Yorta Yorta artist DRMNGNOW is making moves with his exciting collaboration with Monash University Performing Arts Centres.
Also known as Neil Morris, DRMNGNOW, is a multi talented MC, poet and instrumentalist who has partnered with the University's Aboriginal and Torres Strait Islander research hub, the William Cooper Institute.
The hub specialises in First Nations research, learning and engagement that promotes Indigenous leadership and advancement across Monash University.
DRMNGNOW will work on a new body of work called Muniak Nangarna (meaning "Future Thought''), a sound installation completely expressed through ethereal soundscapes, song and spoken word.
Muniak Nangarna will be developed in the David Li Sound Gallery of the Ian Potter Centre for the Performing Arts, showing 30 May to 2 June.
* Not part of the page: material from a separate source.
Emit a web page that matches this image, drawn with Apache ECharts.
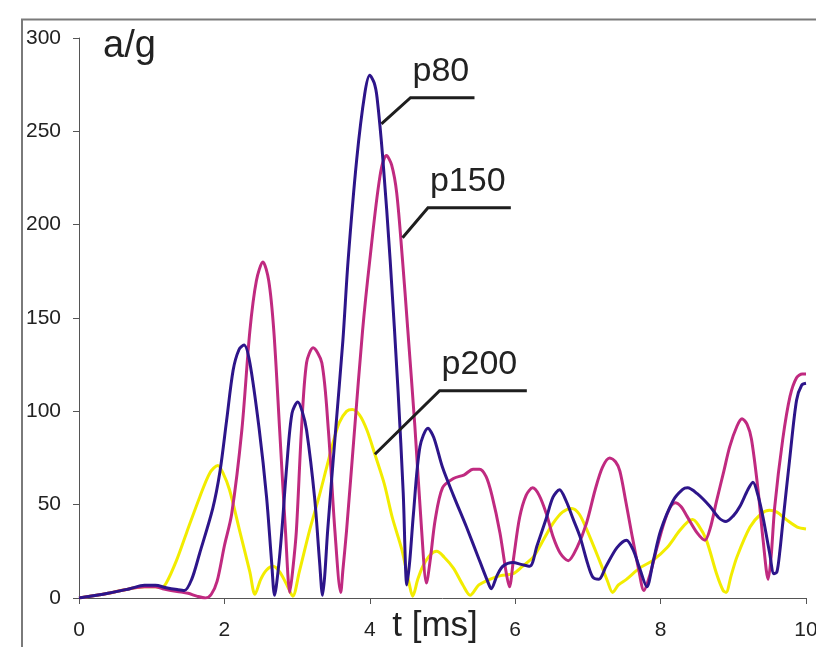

The work provides a provocative abstract exploration evoked by resilience through adversity of early Indigenous activism.
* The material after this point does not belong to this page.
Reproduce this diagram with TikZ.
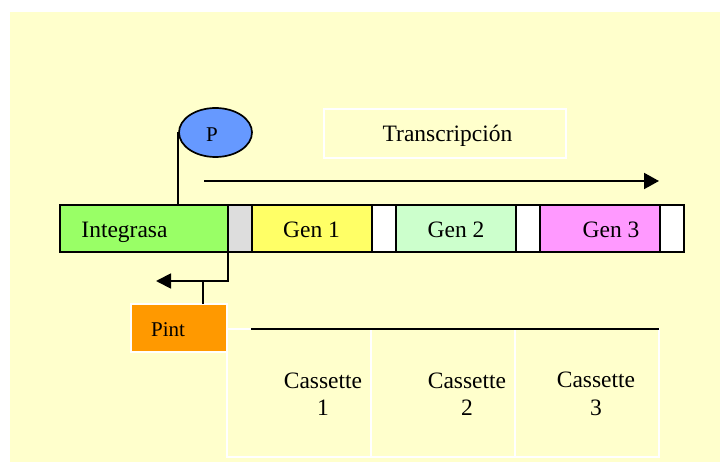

From Victorian Aboriginal Peoples through to cultural rejuvenation and ongoing advocacy and cultural custodianship, Muniak Nangarna is driven by visions for self-determination and sovereignty.
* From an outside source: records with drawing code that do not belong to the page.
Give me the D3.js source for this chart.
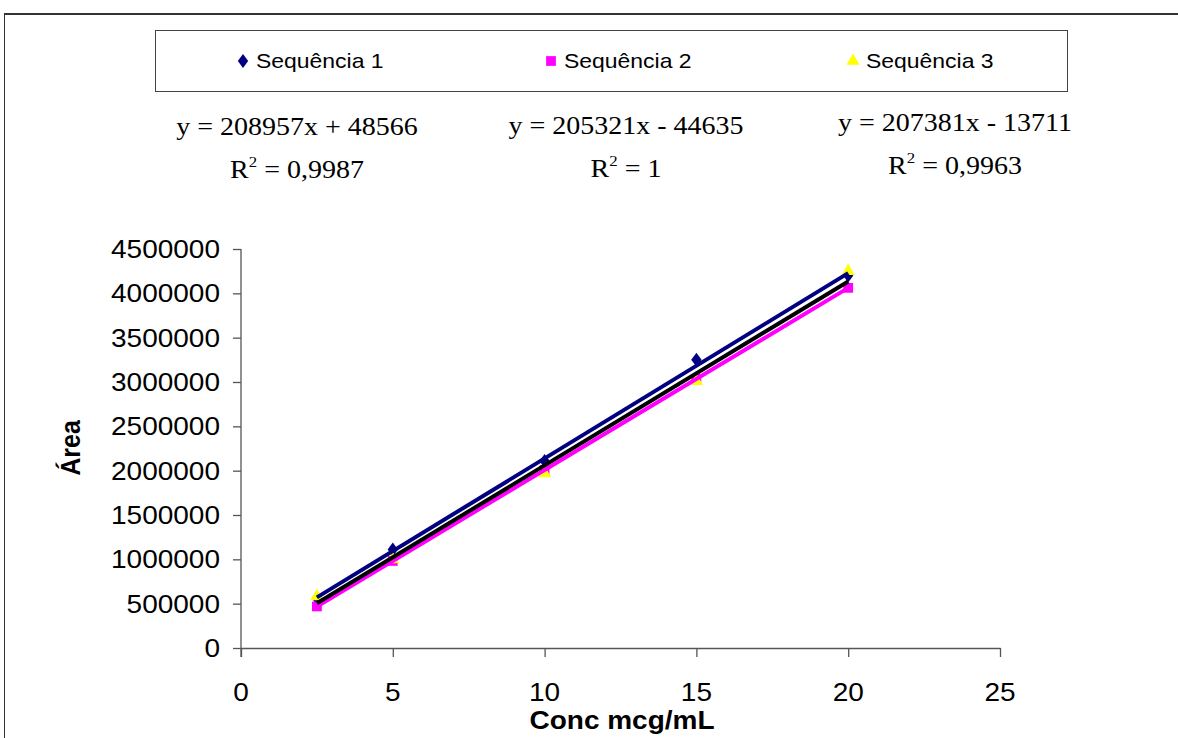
<!DOCTYPE html>
<html>
<head>
<meta charset="utf-8">
<script src="https://cdn.jsdelivr.net/npm/d3@7"></script>
<style>
  html, body { margin: 0; padding: 0; background: #fff; }
  svg { display: block; }
</style>
</head>
<body>
<svg id="chart" width="1178" height="738"></svg>
<script>
// Calibration data: concentration (mcg/mL) vs. peak area
const concentrations = [2.5, 5, 10, 15, 20];
const seq1Area = [560000, 1110000, 2110000, 3250000, 4200000];
const seq2Area = [468700, 982000, 2008600, 3035200, 4061800];
const seq3Area = [580000, 1000000, 1970000, 3010000, 4250000];

const seriesNames = ["Sequência 1", "Sequência 2", "Sequência 3"];
// Linear fits y = slope * x + intercept
const fitSlopes = [208957, 205321, 207381];
const fitIntercepts = [48566, -44635, -13711];
const fitEquations = ["y = 208957x + 48566", "y = 205321x - 44635", "y = 207381x - 13711"];
const fitR2 = ["0,9987", "1", "0,9963"];

const xTicks = [0, 5, 10, 15, 20, 25];
const yTicks = [0, 500000, 1000000, 1500000, 2000000, 2500000, 3000000, 3500000, 4000000, 4500000];

const svg = d3.select("#chart");
const SX = 1.12; // horizontal glyph stretch

const sans = "'Liberation Sans', Arial, sans-serif";
const serif = "'Liberation Serif', 'Times New Roman', serif";

function label(g, x, y, txt, opts = {}) {
  const t = g.append("text")
    .attr("transform", `translate(${x},${y}) scale(${SX},1)` + (opts.rotate ? ` rotate(${opts.rotate})` : ""))
    .attr("text-anchor", opts.anchor || "middle")
    .attr("font-family", opts.family || sans)
    .attr("font-size", opts.size || 20)
    .attr("font-weight", opts.weight || "normal")
    .attr("fill", "#000");
  if (txt !== null) t.text(txt);
  return t;
}

// Outer frame
svg.append("line").attr("x1", 4).attr("x2", 1178).attr("y1", 14).attr("y2", 14)
  .attr("stroke", "#333").attr("stroke-width", 2);
svg.append("line").attr("x1", 4.5).attr("x2", 4.5).attr("y1", 13).attr("y2", 738)
  .attr("stroke", "#333").attr("stroke-width", 1);

// Plot geometry
const x = d3.scaleLinear().domain([0, 25]).range([241, 1000]);
const y = d3.scaleLinear().domain([0, 4500000]).range([648, 249]);

// Axes
const axisColor = "#555";
const gx = svg.append("g").attr("transform", `translate(0,${y(0)})`)
  .call(d3.axisBottom(x).tickValues(xTicks).tickSize(9).tickSizeOuter(0).tickFormat(() => ""));
const gy = svg.append("g").attr("transform", `translate(${x(0)},0)`)
  .call(d3.axisLeft(y).tickValues(yTicks).tickSize(8).tickSizeOuter(0).tickFormat(() => ""));
[gx, gy].forEach(g => {
  g.selectAll("path").attr("stroke", axisColor).attr("stroke-width", 1.3);
  g.selectAll("line").attr("stroke", axisColor).attr("stroke-width", 1.3);
});
gy.select(".domain").attr("d", `M0,${y(4500000)}V${y(0) + 9}`);

const labels = svg.append("g");
xTicks.forEach(v => label(labels, x(v), 701, String(v), { size: 25 }));
yTicks.forEach(v => label(labels, 220, y(v) + 9, String(v), { size: 25, anchor: "end" }));

label(labels, 622, 729, "Conc mcg/mL", { size: 25, weight: "bold" });
label(labels, 80, 448, "Área", { size: 25, weight: "bold", rotate: -90 });

// Markers
const colors = ["#000080", "#FF00FF", "#FFFF00"];
const seriesData = [seq1Area, seq2Area, seq3Area];
const symbols = [
  d3.symbol().type(d3.symbolDiamond2 || d3.symbolSquare).size(95),
  d3.symbol().type(d3.symbolSquare).size(95),
  d3.symbol().type(d3.symbolTriangle).size(75)
];

const markers = svg.append("g");
seriesData.forEach((vals, i) => {
  markers.selectAll(null).data(concentrations.map((c, j) => [c, vals[j]])).enter()
    .append("path")
    .attr("d", symbols[i])
    .attr("transform", d => `translate(${x(d[0])},${y(d[1])})` + (i === 0 ? " scale(0.85,1.15)" : ""))
    .attr("fill", colors[i]);
});

// Trend lines
const lineColors = ["#000080", "#FF00FF", "#000000"];
const xMin = d3.min(concentrations), xMax = d3.max(concentrations);
const trend = svg.append("g");
[0, 1, 2].forEach(i => {
  trend.append("line")
    .attr("x1", x(xMin)).attr("y1", y(fitSlopes[i] * xMin + fitIntercepts[i]))
    .attr("x2", x(xMax)).attr("y2", y(fitSlopes[i] * xMax + fitIntercepts[i]))
    .attr("stroke", lineColors[i]).attr("stroke-width", 4);
});

// Fit equations
const eqX = [297, 626, 955];
const eqY = [135, 134, 131];
const r2Y = [178, 177, 174];
fitEquations.forEach((eq, i) => {
  label(labels, eqX[i], eqY[i], eq, { family: serif, size: 25 });
  const t = label(labels, eqX[i], r2Y[i], null, { family: serif, size: 25 });
  t.append("tspan").text("R");
  t.append("tspan").attr("font-size", 15).attr("dy", -11).text("2");
  t.append("tspan").attr("dy", 11).text(" = " + fitR2[i]);
});

// Legend
const legend = svg.append("g");
legend.append("rect").attr("x", 155.5).attr("y", 30.5).attr("width", 912).attr("height", 61)
  .attr("fill", "#fff").attr("stroke", "#444").attr("stroke-width", 1);
const legX = [243, 551, 853];
seriesNames.forEach((name, i) => {
  legend.append("path").attr("d", symbols[i])
    .attr("transform", `translate(${legX[i]},61)` + (i === 0 ? " scale(0.85,1.15)" : ""))
    .attr("fill", colors[i]);
  label(legend, legX[i] + 13, 68, name, { size: 20.5, anchor: "start" });
});
</script>
</body>
</html>
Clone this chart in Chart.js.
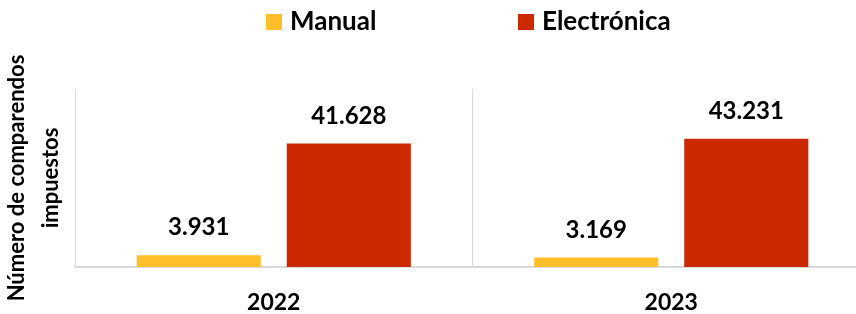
<!DOCTYPE html>
<html>
<head>
<meta charset="utf-8">
<script src="https://cdn.jsdelivr.net/npm/chart.js@4"></script>
<style>
  html, body { margin: 0; padding: 0; background: #fff; overflow: hidden; }
  #wrap { position: relative; width: 870px; height: 314px; }
  #legend { position: absolute; top: 0; left: 0; font-family: Lato, sans-serif; font-weight: bold; font-size: 26px; color: #000; }
  .item { position: absolute; top: 5px; white-space: nowrap; line-height: 30px; }
  .swatch { display: inline-block; width: 16px; height: 16px; margin-right: 8px; vertical-align: 0px; }
</style>
</head>
<body>
<div id="wrap">
  <canvas id="chart" width="870" height="314"></canvas>
  <div id="legend"></div>
</div>
<script>
const years = ['2022', '2023'];
const manual = [3931, 3169];
const electronica = [41628, 43231];
const seriesNames = ['Manual', 'Electrónica'];
const seriesColors = ['#FFBF2A', '#CC2900'];

function fmt(v) {
    return String(v).replace(/\B(?=(\d{3})+(?!\d))/g, '.');
}

// legend drawn as html so it can sit where the original has it
const legendEl = document.getElementById('legend');
const legendLeft = [266, 518];
seriesNames.forEach((name, i) => {
    const item = document.createElement('div');
    item.className = 'item';
    item.style.left = legendLeft[i] + 'px';
    item.innerHTML = `<span class="swatch" style="background:${seriesColors[i]}"></span>${name}`;
    legendEl.appendChild(item);
});

const valueLabels = {
    id: 'valueLabels',
    afterDatasetsDraw(chart) {
        const ctx = chart.ctx;
        ctx.save();
        ctx.font = 'bold 24px Lato, sans-serif';
        ctx.fillStyle = '#000';
        ctx.textAlign = 'center';
        ctx.textBaseline = 'alphabetic';
        chart.data.datasets.forEach((ds, i) => {
            chart.getDatasetMeta(i).data.forEach((bar, j) => {
                ctx.fillText(fmt(ds.data[j]), bar.x, bar.y - 20);
            });
        });
        ctx.restore();
    }
};

new Chart(document.getElementById('chart'), {
    type: 'bar',
    plugins: [valueLabels],
    data: {
        labels: years,
        datasets: [
            { label: seriesNames[0], data: manual, backgroundColor: seriesColors[0] },
            { label: seriesNames[1], data: electronica, backgroundColor: seriesColors[1] }
        ]
    },
    options: {
        responsive: false,
        animation: false,
        layout: { padding: { top: 89, right: 0, bottom: 0, left: 0 } },
        datasets: {
            bar: { categoryPercentage: 0.755, barPercentage: 0.827 }
        },
        plugins: {
            legend: { display: false },
            tooltip: { enabled: false }
        },
        scales: {
            x: {
                grid: { offset: true, color: '#d9d9d9', lineWidth: 1, drawTicks: false },
                border: { color: '#d9d9d9', width: 2 },
                ticks: {
                    color: '#000',
                    padding: 22,
                    font: { family: 'Lato, sans-serif', weight: 'bold', size: 23 }
                },
                afterFit: s => { s.height = 47; }
            },
            y: {
                min: 0,
                max: 60000,
                grid: { display: false },
                border: { color: '#d9d9d9', width: 1 },
                ticks: { display: false },
                title: {
                    display: true,
                    text: ['Número de comparendos', 'impuestos'],
                    color: '#000',
                    padding: { top: 0, bottom: 6 },
                    font: { family: 'Lato, sans-serif', weight: 'bold', size: 22, lineHeight: 1.55 }
                },
                afterFit: s => { s.width = 75; }
            }
        }
    }
});
</script>
</body>
</html>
Deeply influenced by DRMNGNOW lens, the Yorta Yorta descendent has bloodline connections to many Koorie Tribes of Victoria.
They include connections to historical figures within the early Victorian and National Indigenous Rights movements such as Tommy McRae, William Cooper and Sir Douglas Nicholls.
DRMNGNOW also gets personal with his work as he pays homage to his great grandfather, Aaron Arkinson, an early proponent of land rights advocacy at the forefront of early colonial impacts.
His grandfather was an influential man for the Yorta Yorta specifically, and his great grandmother, Nora Nicholls, who was a midwife on Cummergunja mission before the Cummergunja Walk off in 1939.
"This work is inspired by the custodianship that inspired the Muniak Nangarna of the Victorian Aboriginal culture." DRMNGNOW said.
"Social and political movements and how that places Victorian Aboriginal Peoples today, still focused on self-determination and sovereignty in the ways our ancestors dreamed and worked towards."
DRMNGNOW spends his time incorporating his love for music and poetry with his passion for advocacy work around First Nations, rights, culture, and country.